The Wedding Present, Take Fountain (Manifesto)

Posted February 22nd, 2005 by admin

The Wedding Present
Take Fountain
Manifesto
By: Eric Greenwood

Even in its heyday, The Wedding Present played the role of perennial underdog, hopping from label to label and barely scratching even the most outer rims of accepted circles in the United States, where it has languished in relative obscurity since its inception in the
mid-1980’s.
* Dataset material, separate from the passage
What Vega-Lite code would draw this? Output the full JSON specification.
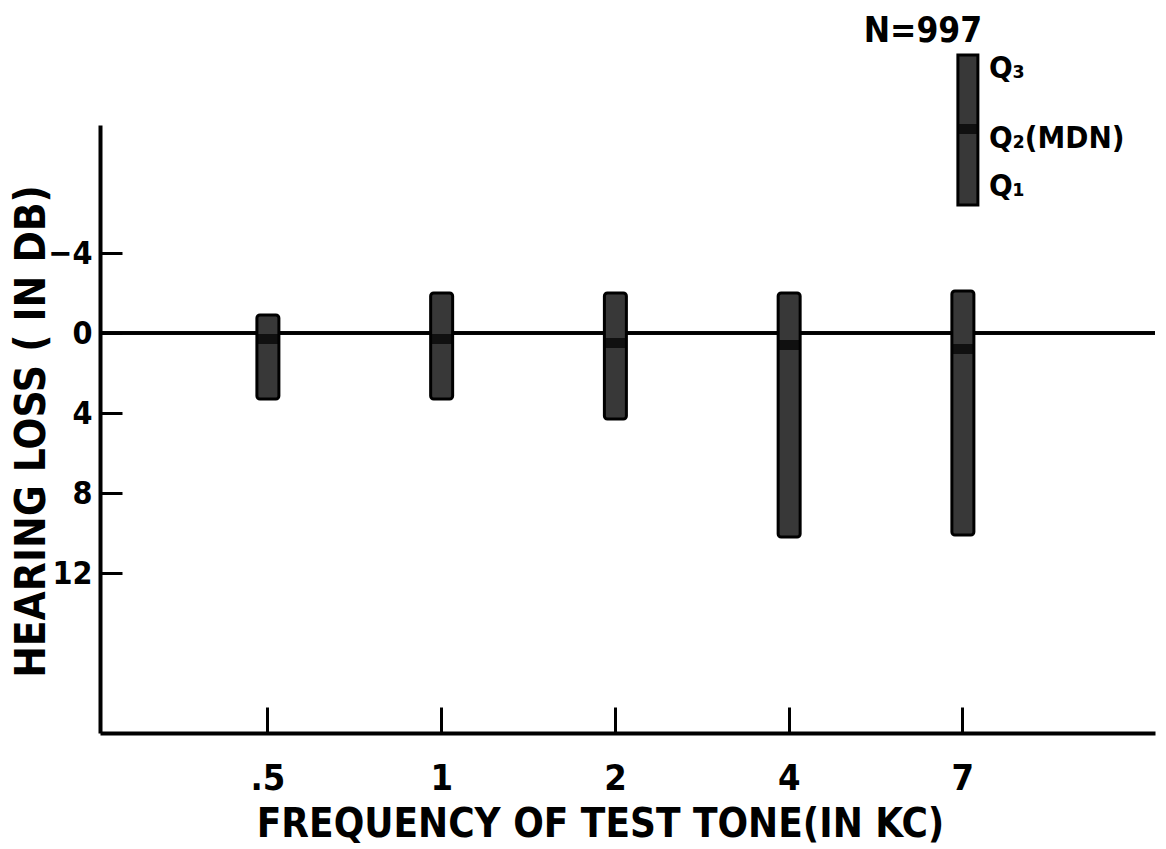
{
  "$schema": "https://vega.github.io/schema/vega-lite/v6.json",
  "width": 1055,
  "height": 718,
  "autosize": "none",
  "padding": {"left": 100, "top": 15, "right": 11, "bottom": 116},
  "background": "white",
  "config": {"view": {"stroke": null}, "font": "DejaVu Sans Condensed"},
  "datasets": {
    "bars": [
      {"freq": ".5", "q3": -0.9, "median": 0.3, "q1": 3.3},
      {"freq": "1", "q3": -2.0, "median": 0.3, "q1": 3.3},
      {"freq": "2", "q3": -2.0, "median": 0.5, "q1": 4.3},
      {"freq": "4", "q3": -2.0, "median": 0.6, "q1": 10.2},
      {"freq": "7", "q3": -2.1, "median": 0.8, "q1": 10.1}
    ],
    "key": [{"freq": "7", "q3": -13.9, "median": -10.2, "q1": -6.4, "n": "N=997"}],
    "keylabels": [
      {"freq": "7", "label": "Q₃", "v": -13.2},
      {"freq": "7", "label": "Q₂(MDN)", "v": -9.7},
      {"freq": "7", "label": "Q₁", "v": -7.3}
    ]
  },
  "encoding": {
    "x": {
      "field": "freq",
      "type": "nominal",
      "scale": {"type": "band", "domain": [".5", "1", "2", "4", "7"], "paddingInner": 0, "paddingOuter": 0.536, "align": 0.435},
      "axis": {
        "title": "FREQUENCY  OF TEST  TONE(IN KC)",
        "titleFont": "DejaVu Sans Condensed",
        "titleFontWeight": "bold",
        "titleFontSize": 40,
        "titleColor": "black",
        "titlePadding": 8,
        "titleX": 500,
        "labelAngle": 0,
        "labelFont": "DejaVu Sans Condensed",
        "labelFontWeight": "bold",
        "labelFontSize": 36,
        "labelColor": "black",
        "labelPadding": 54,
        "tickSize": -26,
        "tickWidth": 3,
        "tickColor": "black",
        "domainColor": "black",
        "domainWidth": 4
      }
    }
  },
  "layer": [
    {
      "data": {"name": "bars"},
      "mark": {"type": "rule", "color": "black", "strokeWidth": 3},
      "encoding": {"x": null, "y": {"datum": 0, "type": "quantitative"}}
    },
    {
      "data": {"name": "bars"},
      "mark": {"type": "bar", "width": 22, "fill": "#383838", "stroke": "black", "strokeWidth": 3, "cornerRadius": 3},
      "encoding": {
        "y": {
          "field": "q3",
          "type": "quantitative",
          "scale": {"domain": [-15.9, 20], "reverse": true, "nice": false, "zero": false},
          "axis": {
            "values": [-4, 0, 4, 8, 12],
            "grid": false,
            "title": "HEARING LOSS ( IN DB)",
            "titleFont": "DejaVu Sans Condensed",
            "titleFontWeight": "bold",
            "titleFontSize": 42,
            "titleColor": "black",
            "titleY": 416,
            "titleX": -47,
            "labelFont": "DejaVu Sans Condensed",
            "labelFontWeight": "bold",
            "labelFontSize": 32,
            "labelColor": "black",
            "labelPadding": 30,
            "tickSize": -22,
            "tickWidth": 3,
            "tickColor": "black",
            "domainColor": "black",
            "domainWidth": 4,
            "domainDash": [0, 110, 608]
          }
        },
        "y2": {"field": "q1"}
      }
    },
    {
      "data": {"name": "bars"},
      "mark": {"type": "tick", "color": "black", "size": 22, "thickness": 10, "orient": "horizontal"},
      "encoding": {"y": {"field": "median", "type": "quantitative"}}
    },
    {
      "data": {"name": "key"},
      "mark": {"type": "bar", "width": 20, "fill": "#383838", "stroke": "black", "strokeWidth": 3, "xOffset": 5},
      "encoding": {"y": {"field": "q3", "type": "quantitative"}, "y2": {"field": "q1"}}
    },
    {
      "data": {"name": "key"},
      "mark": {"type": "tick", "color": "black", "size": 20, "thickness": 10, "orient": "horizontal", "xOffset": 5},
      "encoding": {"y": {"field": "median", "type": "quantitative"}}
    },
    {
      "data": {"name": "key"},
      "mark": {"type": "text", "font": "DejaVu Sans Condensed", "fontWeight": "bold", "fontSize": 35, "color": "black", "dx": -40, "baseline": "middle"},
      "encoding": {"y": {"datum": -15.1, "type": "quantitative"}, "text": {"field": "n"}}
    },
    {
      "data": {"name": "keylabels"},
      "mark": {"type": "text", "font": "DejaVu Sans Condensed", "fontWeight": "bold", "fontSize": 31, "color": "black", "dx": 26, "align": "left", "baseline": "middle"},
      "encoding": {"y": {"field": "v", "type": "quantitative"}, "text": {"field": "label"}}
    }
  ]
}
In its homeland across the pond, however, The Wedding Present rode an impressive post-Smiths wave of single sales and courted a devoted audience thanks to David Gedge’s oddly eccentric vocal style, lightning fast rhythm guitars, and the undying support of Radio 1 DJ, John Peel.

To make matters worse for itself in America, the band took an eight-year hiatus, where Gedge dropped The Wedding Present moniker to form a duo with his then-girlfriend, Sally Murrell, called Cinerama. The latter band’s retro-leaning, Bacharach-inspired indie pop traded The Wedding Present’s legendarily quick guitar strumming and raucous
dynamics for orchestral arrangements and whispered harmonies. The result left most Wedding Present fans yearning for Gedge’s edge and growling yelp to return, but his charmingly conversational wordplay kept naysayers at bay, especially as Cinerema slowly turned up the guitars on each album, peaking in 2002 for the Steve Albini-produced Torino.

With Gedge’s 14-year relationship with Murrell in tatters, he decided to resurrect The Wedding Present brand name for its first album since 1996’s Saturnalia. Take Fountain was produced by the 1990’s go-to noise engineer Steve Fisk (Unwound), who first worked with the band on The Wedding Present’s 1994 classic, Watusi. Take Fountain doesn’t sound like The Wedding Present so much as a slightly harder-edged Cinerama, but Gedge’s lovelorn wordplay is in top form, as he recounts his painful break-up, play by play. The lead single, “Interstate 5”, is hypnotic, careening with chiming guitars that morph into weird soundtrack motifs in the dénouement.

Gedge's girl trouble has always been his pivotal muse. He relates the details with less ambiguity and less force than in The Wedding Present's prime ("Mars Sparkles Down One Me"), but the agony in his voice is unmistakable, even without crashing guitars hammering the point home. On Take Fountain Gedge uses his sharpened songwriting chops to present his case and again proves himself a master of the pop song. It's just that sometimes it feels like routine. The better he gets at songwriting, the less quirky the songs are, and it's the eccentricity that is missed because that's where the personality is.